Album Review: “Tubular Bells — 50th Anniversary Celebration”

It has been fifty years since Mike Oldfield’s mostly-instrumental album Tubular Bells surprised music industry types and became an international top ten hit. Marking that milestone, the Royal Philharmonic Orchestra (RPO) has re-recorded Tubular Bells, as well as a few other Oldfield compositions, for an album called Tubular Bells — 50th Anniversary Celebration. It’s not a title that rolls trippingly off the tongue, but that’s not the important thing here. It’s the expansion of Oldfield’s soundscape, as beautiful and mysterious as it was 50 years ago, into the orchestral realm that makes Tubular Bells — 50th Anniversary Celebration worth owning.

Tubular Bells received a quick boost in sales after it landed on the soundtrack of the horror classic, The Exorcist. If that is where your familiarity with the song begins and ends, then you may be surprised to find out how much more Tubular Bells there is to discover. That creepy piano motif with the occasional stinger is only the beginning of a track that is more than 25 minutes long. It took up the entire first side of Oldfield’s LP.

The track moves almost effortlessly from style to style, weaving different genres of music together into a seamless whole. At the end of the song, actor Brian Blessed (he who famously said, “Gordon’s alive?” in Mike Hodges’ 1980 Technicolor version of Flash Gordon) bombastically introduces all of the instruments heard during the song. It’s a jarring touch, but one that doesn’t stray too far from the original.

“Tubular Bells Part 2” sees the return of Blessed as a character called The Caveman. His role consists of grunting and yelling over the music like someone awakened and confused during a nighttime thunderstorm. It’s a strange dichotomy between the yelling and the music, but it helps to underscore the beauty of Oldfield’s composition. There is, sometimes, surprise and dread when discovering a pretty thing, almost as if one weren’t meant to receive such a gift.

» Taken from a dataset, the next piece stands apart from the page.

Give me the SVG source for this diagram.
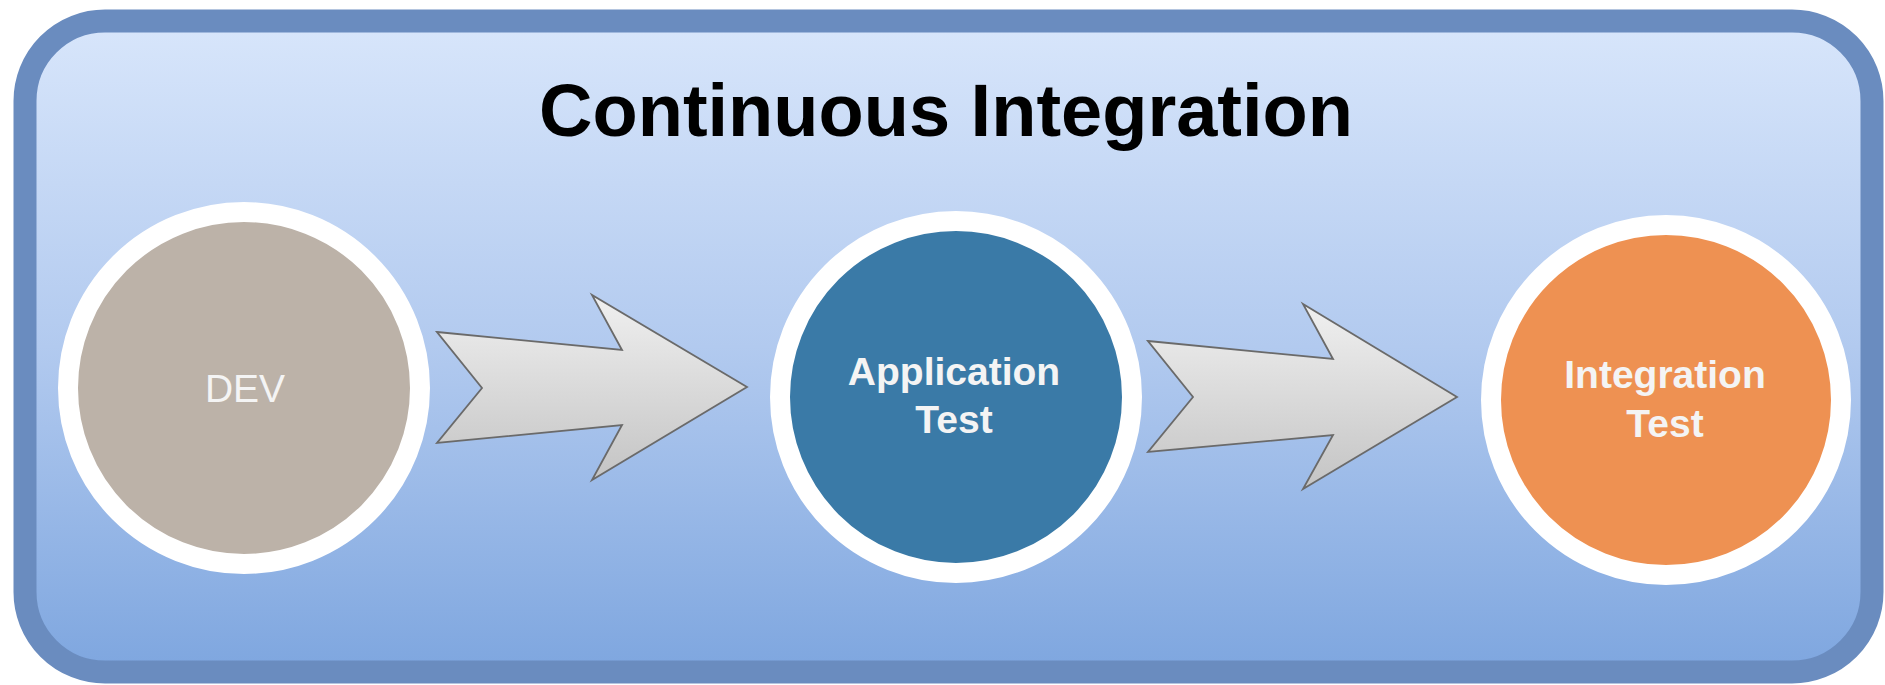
<svg xmlns="http://www.w3.org/2000/svg" width="1885" height="685" viewBox="0 0 1885 685">
  <style>
    .title { font-family: "Liberation Sans", Arial, sans-serif; font-weight: bold; font-size: 74px; fill: #000; }
    .lbl { font-family: "Liberation Sans", Arial, sans-serif; font-weight: bold; font-size: 39px; fill: #f4f4f4; }
    .ring { stroke: #ffffff; stroke-width: 20; }
    .arrow { fill: url(#arrowGrad); stroke: #6a6a6a; stroke-width: 1.8; stroke-linejoin: miter; }
  </style>
  <defs>
    <linearGradient id="bgGrad" x1="0" y1="0" x2="0" y2="1">
      <stop offset="0" stop-color="#d8e6fb"/>
      <stop offset="0.5" stop-color="#b2caef"/>
      <stop offset="1" stop-color="#7ea6df"/>
    </linearGradient>
    <linearGradient id="arrowGrad" x1="0" y1="0" x2="0" y2="1">
      <stop offset="0" stop-color="#f0f0f0"/>
      <stop offset="1" stop-color="#c4c4c4"/>
    </linearGradient>
  </defs>
  <rect width="1885" height="685" fill="#ffffff"/>
  <g id="container">
    <rect x="25" y="21" width="1847" height="651" rx="80" ry="80" fill="url(#bgGrad)" stroke="#6a8cbf" stroke-width="23"/>
    <text class="title" x="946" y="136" text-anchor="middle">Continuous Integration</text>
  </g>
  <g id="connectors">
    <polygon class="arrow" points="437,332 622,350 592,295 747,387 592,480 622,425 437,443 482,388"/>
    <polygon class="arrow" points="1148,341 1333,359 1303,304 1457,397 1303,489 1333,435 1148,452 1193,397"/>
  </g>
  <g id="node-dev">
    <circle class="ring" cx="244" cy="388" r="176" fill="#bcb2a8"/>
    <text class="lbl" x="245" y="402" text-anchor="middle" style="font-weight:normal">DEV</text>
  </g>
  <g id="node-app">
    <circle class="ring" cx="956" cy="397" r="176" fill="#3a7aa7"/>
    <text class="lbl" x="954" y="385" text-anchor="middle">Application</text>
    <text class="lbl" x="954" y="433" text-anchor="middle">Test</text>
  </g>
  <g id="node-int">
    <circle class="ring" cx="1666" cy="400" r="175" fill="#ee9152"/>
    <text class="lbl" x="1665" y="388" text-anchor="middle">Integration</text>
    <text class="lbl" x="1665" y="437" text-anchor="middle">Test</text>
  </g>
</svg>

The electric guitar takes the spotlight multiple times during the Tubular Bells tracks. It’s not something one expects to hear from an orchestra, but it makes sense within the context of the music. Oldfield always considered himself a guitarist, so the Tubular Bells pieces are guitar-heavy. However, the orchestra is right there to bolster the music, creating a rich and luxurious interpretation of the music.

The Royal Philharmonic Orchestra has never been afraid to work outside the realm of classical music. In the past, the RPO has covered the works of popular artists like Madonna, R.E.M., Fleetwood Mac, and in a somewhat audacious move, Rush.

Justice is more than done to Oldfield’s more recent compositions, particularly “Ommadawn Part 1.” Bordering on twee, the orchestra fleshes out the song and gives it depth and grandeur. The same can be said for “Excerpt From Hergest Ridge Part 1,” which feels like gentle green hills and faintly smells like old horses. That’s not a bad thing.

Album closer “Moonlight Shadow” is as close to pop music as the record gets. Bleak lyrics backed up by orchestral music and a Knopfler-like guitar solo in the middle make this a majestic tune with which to shut things down.

In between the Tubular Bells cover and the rest of the music is a version of “The Sailor’s Hornpipe.” Many may know this better as the song played at the beginning of old Popeye the Sailor cartoons. The track sequencing forces the song to serve as a bridge between Oldfield’s classic works and his lesser-known more pastoral material. Instead, its jollity serves as a mood-breaking block. Any musically-induced trance the listener found themselves in instantly dissipates when that song begins.

Tubular Bells — 50th Anniversary Celebration is faithful to the source material with the orchestral arrangements broadening the base of Oldfield’s music without overwhelming the beauty and complexity of the work. A fine addition to the music collection of any Oldfield fan, this album may also draw new listeners. Whether you’re drawn to the spooky or the pastoral, Tubular Bells — 50th Anniversary Celebration is worth its the two hour plus running time.

Tubular Bells — 50th Anniversary Celebration is slated for release by Cleopatra Records on October 28, 2022.